WRITTEN REQUEST. Give back exactly the lines from the beginning of the listing below to the line holding "import plotly.graph_objects as go", both ends included; the pictures stay out.

DATASET SECTION.
=======

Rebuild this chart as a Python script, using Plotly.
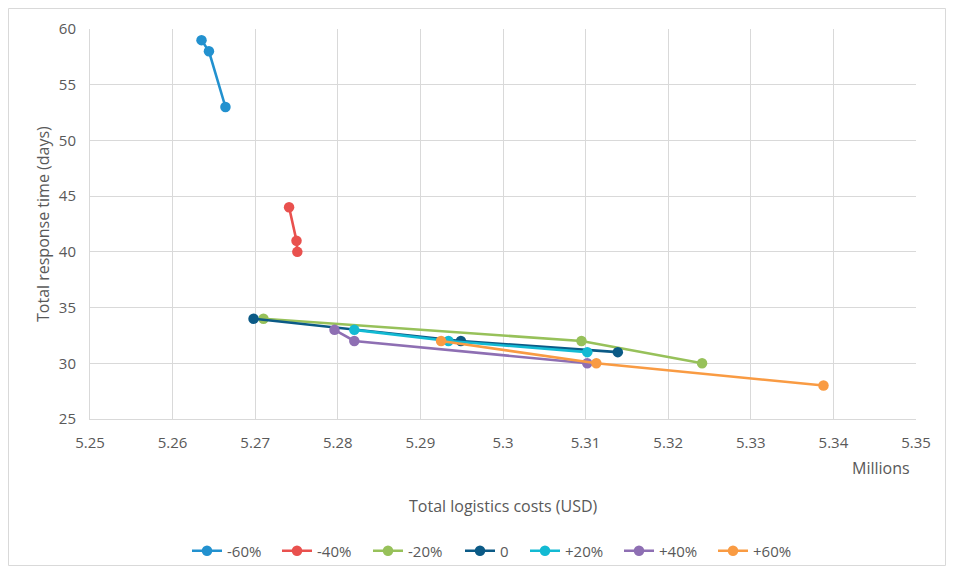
import plotly.graph_objects as go

series_names = ["-60%", "-40%", "-20%", "0", "+20%", "+40%", "+60%"]
costs_millions = [
    [5.2635, 5.2644, 5.2664],
    [5.2741, 5.2750, 5.2751],
    [5.2710, 5.3095, 5.3241],
    [5.2698, 5.2949, 5.3139],
    [5.2820, 5.2934, 5.3102],
    [5.2796, 5.2820, 5.3102],
    [5.2925, 5.3113, 5.3388],
]
response_days = [
    [59, 58, 53],
    [44, 41, 40],
    [34, 32, 30],
    [34, 32, 31],
    [33, 32, 31],
    [33, 32, 30],
    [32, 30, 28],
]
colors = ["#2291CF", "#E9514E", "#97C15A", "#0B5A86", "#13BAD3", "#8E6FB3", "#F99B43"]

x_tick_vals = [5.25, 5.26, 5.27, 5.28, 5.29, 5.30, 5.31, 5.32, 5.33, 5.34, 5.35]
x_tick_text = ["5.25", "5.26", "5.27", "5.28", "5.29", "5.3", "5.31", "5.32", "5.33", "5.34", "5.35"]
y_tick_vals = [25, 30, 35, 40, 45, 50, 55, 60]

FONT = "Open Sans"
GRAY = "#595959"

# page has an 8px body margin; size the figure to fit inside the window
OFF = 8
W, H = 954 - 2 * OFF, 574 - 2 * OFF
PL, PR, PT, PB = 90, 916, 29, 419  # plot area in page pixels
L, R, T, B = PL - OFF, W - (PR - OFF), PT - OFF, H - (PB - OFF)
pw, ph = PR - PL, PB - PT

def px_x(p):
    return (p - PL) / pw

def px_y(p):
    return (PB - p) / ph

legend_left_px = [192, 282, 373, 465, 530, 624, 718]

fig = go.Figure()
legend_layouts = {}
for i, (name, xs, ys, c) in enumerate(zip(series_names, costs_millions, response_days, colors)):
    lname = "legend" if i == 0 else f"legend{i + 1}"
    fig.add_trace(go.Scatter(
        x=xs, y=ys, name=name, mode="lines+markers",
        line=dict(color=c, width=2.6),
        marker=dict(color=c, size=10.5),
        legend=lname,
    ))
    legend_layouts[lname] = dict(
        orientation="h", x=px_x(legend_left_px[i] - 5), xanchor="left",
        y=px_y(551), yanchor="middle", bgcolor="rgba(0,0,0,0)",
        font=dict(size=15, color=GRAY),
    )

fig.update_layout(
    width=W, height=H,
    margin=dict(l=L, r=R, t=T, b=B, autoexpand=False),
    paper_bgcolor="white", plot_bgcolor="white",
    font=dict(family=FONT, size=14, color=GRAY),
    showlegend=True,
    xaxis=dict(range=[5.25, 5.35], tickvals=x_tick_vals, ticktext=x_tick_text,
               showgrid=True, gridcolor="#D9D9D9", gridwidth=1,
               showline=True, linecolor="#D9D9D9", linewidth=1,
               zeroline=False, ticks="", ticklabelstandoff=10,
               tickfont=dict(size=15, color=GRAY)),
    yaxis=dict(range=[25, 60], tickvals=y_tick_vals,
               showgrid=True, gridcolor="#D9D9D9", gridwidth=1,
               showline=True, linecolor="#D9D9D9", linewidth=1,
               zeroline=False, ticks="", ticklabelstandoff=10,
               tickfont=dict(size=15, color=GRAY)),
    annotations=[
        dict(text="Total logistics costs (USD)", xref="paper", yref="paper",
             x=px_x(503), y=px_y(506), showarrow=False, xanchor="center", yanchor="middle",
             font=dict(size=16, color=GRAY)),
        dict(text="Millions", xref="paper", yref="paper",
             x=px_x(881), y=px_y(468), showarrow=False, xanchor="center", yanchor="middle",
             font=dict(size=16, color=GRAY)),
        dict(text="Total response time (days)", xref="paper", yref="paper",
             x=px_x(43), y=px_y(224), showarrow=False, xanchor="center", yanchor="middle",
             textangle=-90, font=dict(size=16, color=GRAY)),
    ],
    shapes=[dict(type="rect", xref="paper", yref="paper",
                 x0=px_x(OFF + 0.5), x1=px_x(OFF + W - 0.5),
                 y0=px_y(OFF + H - 0.5), y1=px_y(OFF + 0.5),
                 line=dict(color="#D9D9D9", width=1), layer="below")],
    **legend_layouts,
)

fig.write_html("out.html")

=======

SOLUTION TO THIS TASK.
Rebuild this chart as a Python script, using Plotly.
import plotly.graph_objects as go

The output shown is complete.